The first delayed session of the ODI on Nine from 11 pm averaged 231,000. Should have been on earlier where it would have also run up against the broadcast on Fox Sports 3 which was watched by nearly 228,000 people from around 8 pm.

Nine was also constrained in northern markets by the NRL Footy Show at 9.30pm which went all but unwatched. Why wasn’t it run on Wednesday night, with the AFL Show?

SBS Update: SBS’s board committee looking for a new CEO to replace Shaun Brown started its main interviews yesterday and will finish up today. Five internal candidates are on the list and five external candidates as well. The interviews are being done at SBS’s HQ at Artarmon in northern Sydney.

Seven-Ten update: A quiet whisper that departed Seven ad chief, James Warburton will be calling on his former employees at Seven’s RED integration group (which sell ads and work out cross promotional ideas on Seven’s TV channels, magazines and digital businesses such as Yahoo7. Many are experienced young women with considerable experience in this most difficult of media businesses. Two year contracts with a pay rise, David Leckie. Otherwise Ten will swoop, cross platform stuff has been Ten’s most glaring weakness.

TONIGHT: Seven has Better Homes and Gardens and then the AFL in Southern markets. Nine has the NRL in northern markets. Ten has The 7PM Project and then The Biggest Loser. The ABC has the new series of WhiteChapel and New Tricks an hour earlier.

Saturday: Ten has the AFL, Foxtel has NRL and AFL. The rest…..well the ABC might be worth watching, but make your mind up about Doc Martin outside NSW. The NSW election in Sydney and NSW on the ABC and Seven, the others have fitful coverage.

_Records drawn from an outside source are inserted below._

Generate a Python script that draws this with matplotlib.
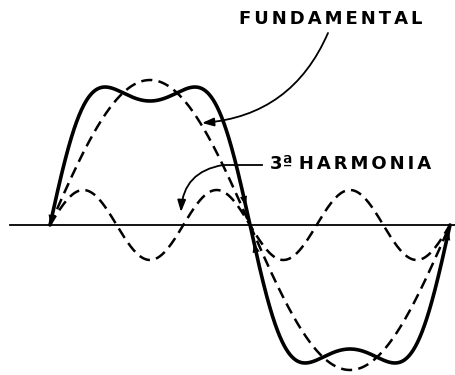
import numpy as np
import matplotlib
matplotlib.use("Agg")
import matplotlib.pyplot as plt

plt.rcParams['lines.scale_dashes'] = False

# ---- data (degrees / amplitude units) ----
fund_amp = 145          # dashed fundamental amplitude
harm_order = 3
harm_amp = 35           # dashed 3rd harmonic amplitude
result_orders = [1, 3, 5]
result_amps = [159, 38, 3]   # solid resultant wave components
label_fund = "FUNDAMENTAL"
label_harm_num = "3ª"
label_harm_word = "HARMONIA"
axis_range = [-36, 365]

theta = np.linspace(0, 360, 1441)
rad = np.deg2rad(theta)
fund = fund_amp * np.sin(rad)
harm = harm_amp * np.sin(harm_order * rad)
result = sum(a * np.sin(k * rad) for k, a in zip(result_orders, result_amps))

fig = plt.figure(figsize=(4.56, 3.75), dpi=100)
ax = fig.add_axes([0, 0, 1, 1])
ax.set_xlim(-45, 365.4)
ax.set_ylim(-150, 225)
ax.axis('off')

ax.plot(axis_range, [0, 0], color='black', lw=1.3)
ax.plot(theta, fund, color='black', lw=1.8, dashes=(8, 4.5))
ax.plot(theta, harm, color='black', lw=1.8, dashes=(8, 4.5))
ax.plot(theta, result, color='black', lw=2.6, solid_capstyle='round')

# small arrowheads on the resultant at zero crossings
def head(i_tip, i_back):
    ax.annotate('', xy=(theta[i_tip], result[i_tip]),
                xytext=(theta[i_back], result[i_back]),
                arrowprops=dict(arrowstyle='-|>,head_length=0.7,head_width=0.25',
                                color='black', lw=0.1, shrinkA=0, shrinkB=0),
                zorder=5)

n = len(theta) - 1
head(0, 12)
head(int(n * 0.49), int(n * 0.47))
head(int(n * 0.51), int(n * 0.53))
head(n - 4, n - 16)

tfont = dict(fontsize=13, fontweight='bold', family='DejaVu Sans')
sp = "\u2006"
ax.text(252.9, 206, sp.join(label_fund), ha='center', va='center', **tfont)
ax.text(198, 61, label_harm_num + " " + sp.join(label_harm_word),
        ha='left', va='center', **tfont)

# leader from FUNDAMENTAL
ax.annotate('', xy=(136.8, 102), xytext=(250.2, 192),
            arrowprops=dict(arrowstyle='-|>,head_length=0.7,head_width=0.25',
                            color='black', lw=1.3, shrinkA=0, shrinkB=0,
                            connectionstyle='arc3,rad=-0.3'))
# leader from 3a HARMONIA
ax.plot([190.8, 155.7], [60, 60], color='black', lw=1.3)
ax.annotate('', xy=(117.9, 13), xytext=(155.7, 60),
            arrowprops=dict(arrowstyle='-|>,head_length=0.7,head_width=0.25',
                            color='black', lw=1.3, shrinkA=0, shrinkB=0,
                            connectionstyle='arc3,rad=0.4'))

fig.savefig('out.png', dpi=100, facecolor='white')
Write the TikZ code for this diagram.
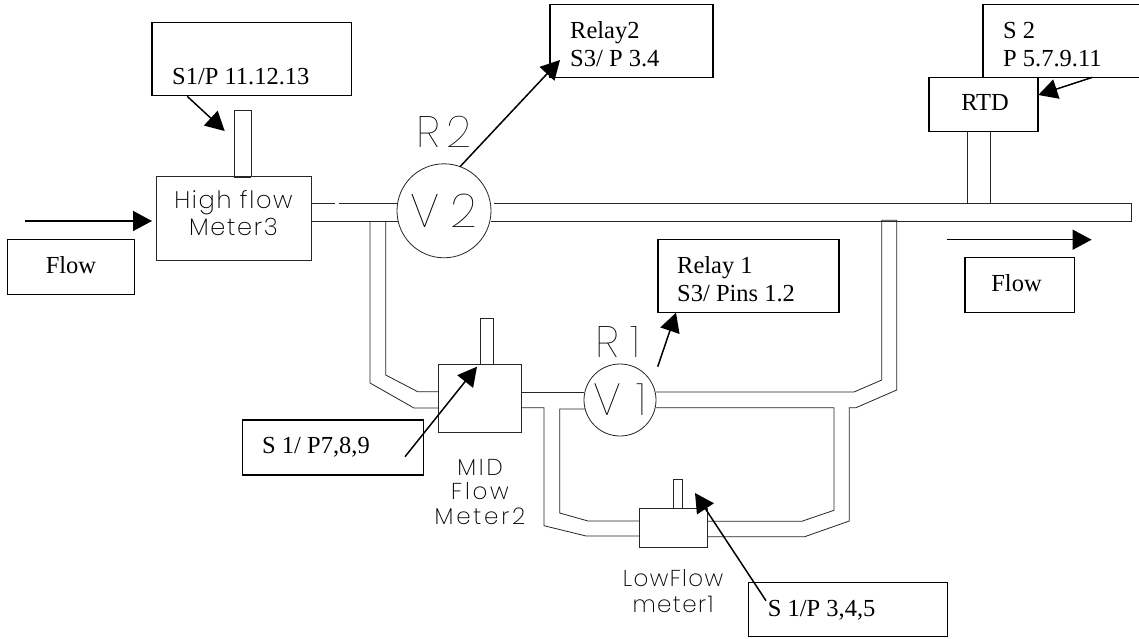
\documentclass[tikz,border=0pt]{standalone}
\usepackage{fontspec}
\setmainfont{Liberation Serif}
\newfontfamily\cadthin{Poppins Thin}
\newfontfamily\cadxl{Poppins ExtraLight}
\usetikzlibrary{arrows.meta}
\newcommand{\lab}[1]{\fontsize{#1}{#1}\selectfont}
% family, size, leading, letter space
\newcommand{\cadf}[4]{#1\addfontfeature{LetterSpace=#4}\fontsize{#2}{#3}\selectfont}
\tikzset{
  x=1pt,y=-1pt,
  box/.style={draw=black,line width=1.4pt,fill=white,inner sep=0pt},
  thinbox/.style={draw=black!85,line width=0.8pt,inner sep=0pt},
  pipe/.style={draw=black!85,line width=0.8pt},
  arr/.style={draw=black,line width=1.5pt,-{Triangle[length=19pt,width=20pt]},shorten >=0pt},
  txt/.style={anchor=base west,inner sep=0pt,font=\lab{24.5}},
  ctxt/.style={inner sep=0pt,font=\lab{24.5}},
  cadtxt/.style={inner sep=0pt,align=center,text=black},
  valve/.style={circle,draw=black!85,line width=0.8pt,inner sep=0pt,text=black},
}
\begin{document}
\begin{tikzpicture}
\useasboundingbox (0,0) rectangle (1139,639);
\fill[white] (0,0) rectangle (1139,639);
% boxes
\node[box,minimum width=199.5pt,minimum height=73pt] (s1) at (251.75,59.2) {};
\node[box,minimum width=163pt,minimum height=72.6pt] (relay2) at (631.5,41) {};
\node[inner sep=0pt,minimum width=156pt,minimum height=72.4pt] (s2) at (1061,41) {};
\draw[line width=1.4pt] (s2.north east) -- (s2.north west) -- (s2.south west) -- (s2.south east);
\node[box,minimum width=109pt,minimum height=54.4pt] (rtd) at (983.5,104.5) {};
\node[box,minimum width=181pt,minimum height=73pt] (relay1) at (748.5,275.8) {};
\node[box,minimum width=127pt,minimum height=55pt] (flowL) at (71,266.8) {};
\node[box,minimum width=109.5pt,minimum height=55pt] (flowR) at (1019.75,284.8) {};
\node[box,minimum width=181.4pt,minimum height=55pt] (s1p7) at (333,447.5) {};
\node[box,minimum width=199pt,minimum height=54pt] (s1p3) at (847.8,609.7) {};
% box texts
\node[txt] (t1) at (172,85) {S1/P 11.12.13};
\node[txt] (t2) at (570,38.3) {Relay2};
\node[txt] (t3) at (570,66.7) {S3/ P 3.4};
\node[txt] (t4) at (1003,38.3) {S 2};
\node[txt] (t5) at (1003,66.7) {P 5.7.9.11};
\node[ctxt] (t6) at (985,103) {RTD};
\node[txt] (t7) at (677,273.3) {Relay 1};
\node[txt] (t8) at (677,301.7) {S3/ Pins 1.2};
\node[ctxt] (t9) at (71,265) {Flow};
\node[ctxt] (t10) at (1016.5,283) {Flow};
\node[txt] (t11) at (262,453) {S 1/ P7,8,9};
\node[txt] (t12) at (767.7,616) {S 1/P 3,4,5};
% meters
\node[thinbox,minimum width=155pt,minimum height=83.3pt] (hf) at (233.5,218.3) {};
\node[cadtxt,font=\cadf{\cadxl}{24}{26.7}{7}] (hft) at (233.5,213) {High flow\\Meter3};
\node[thinbox,minimum width=83.4pt,minimum height=68pt] (mid) at (480,398) {};
\node[thinbox,minimum width=68pt,minimum height=39.7pt] (low) at (673.3,527.85) {};
\node[thinbox,minimum width=17pt,minimum height=66.7pt] (st1) at (242.5,143.3) {};
\node[thinbox,minimum width=13.3pt,minimum height=46pt] (st2) at (486.65,341) {};
\node[thinbox,minimum width=9.7pt,minimum height=28.3pt] (st3) at (677.85,493.85) {};
\node[valve,minimum size=94pt,font=\cadf{\cadthin}{47}{47}{22}] (v2) at (444,210.8) {V2};
\node[valve,minimum size=72pt,font=\cadf{\cadthin}{45}{45}{35}] (v1) at (620,400) {V1};
\node[cadtxt,font=\cadf{\cadthin}{44}{44}{15}] (r2) at (444,132) {R2};
\node[cadtxt,font=\cadf{\cadthin}{44}{44}{25}] (r1) at (618,342.5) {R1};
\node[cadtxt,font=\cadf{\cadxl}{23}{24.5}{12}] (midt) at (480,492) {MID\\Flow\\Meter2};
\node[cadtxt,font=\cadf{\cadxl}{23}{26}{6}] (lowt) at (673,591) {LowFlow\\meter1};
% pipes
\draw[pipe] (hf.east |- 0,203.3) -- (334.5,203.3);
\draw[pipe] (339,203.3) -- (398,203.3);
\draw[pipe] (hf.east |- 0,221) -- (398,221);
\draw[pipe] (494,203.3) -- (1131,203.3) -- (1131,221) -- (491,221);
\draw[pipe] (rtd.south -| 967,0) -- (967,203.3);
\draw[pipe] (rtd.south -| 990,0) -- (990,203.3);
\draw[pipe] (370,221) -- (370,383) -- (414,408) -- (mid.west |- 0,408);
\draw[pipe] (385.7,221) -- (385.7,375) -- (417.7,391.7) -- (mid.west |- 0,391.7);
\draw[pipe] (st1.south west) -- (st1.south east);
\draw[pipe] (mid.east |- 0,392) -- (584,392);
\draw[pipe] (mid.east |- 0,407.7) -- (544,407.7) -- (544,525.7) -- (586,536) -- (low.west |- 0,536);
\draw[pipe] (585,409) -- (559.7,409) -- (559.7,513) -- (588,521) -- (low.west |- 0,521);
\draw[pipe] (656,392) -- (854,392) -- (881.7,380) -- (881.7,220.3) -- (896.7,220.3) -- (896.7,390) -- (856,407.7) -- (849.3,407.7) -- (849.3,521) -- (804.7,536.7) -- (low.east |- 0,536.7);
\draw[pipe] (656,407.7) -- (834,407.7) -- (834,510.3) -- (801.7,521.3) -- (low.east |- 0,521.3);
% arrow ends
\coordinate (a1e) at (224.7,131);
\coordinate (a2s) at (460,166.7);
\coordinate (a2e) at (560,60);
\coordinate (a3e) at (1038.3,95);
\coordinate (a4s) at (25,221);
\coordinate (a4e) at (152,221);
\coordinate (a5s) at (947,239.7);
\coordinate (a5e) at (1091.6,239.7);
\coordinate (a6s) at (405,456.7);
\coordinate (a6e) at (477,366.7);
\coordinate (a7s) at (657.7,366.7);
\coordinate (a7e) at (676,312.7);
\coordinate (a8s) at (766,600.7);
\coordinate (a8e) at (695,493);
\draw[arr] ([xshift=36pt]s1.south west) -- (a1e);
\draw[arr] (a2s) -- (a2e);
\draw[arr] ([xshift=-47pt]s2.south east) -- (a3e);
\draw[arr] (a4s) -- (a4e);
\draw[arr] (a5s) -- (a5e);
\draw[arr] (a6s) -- (a6e);
\draw[arr] (a7s) -- (a7e);
\draw[arr] (a8s) -- (a8e);
\end{tikzpicture}
\end{document}
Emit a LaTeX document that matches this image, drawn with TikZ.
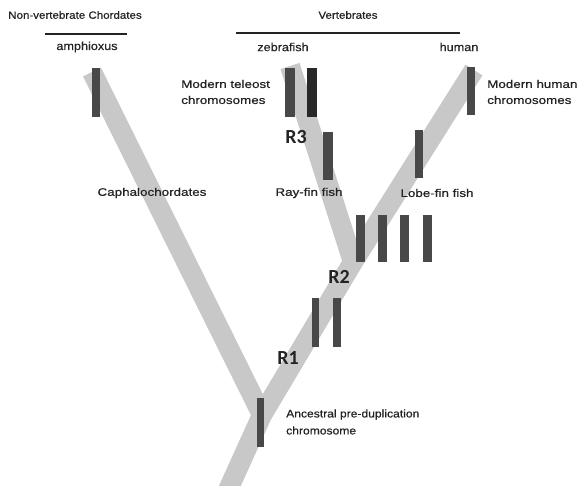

Sunday: Seven has Sunday Night with an interview with the survivors of the Pike River mine disaster in NZ (NZ’s first and forgotten disaster of 2010). Seven also has Bones. Nine has 60 Minutes and The Mentalist. Ten has The Biggest Loser and Bondi Rescue. The noisy car race aka the Grand Prix is in Melbourne this day on Ten at 5pm. The ABC has another Midsomer Murder, record and use as a sedative for later in the week.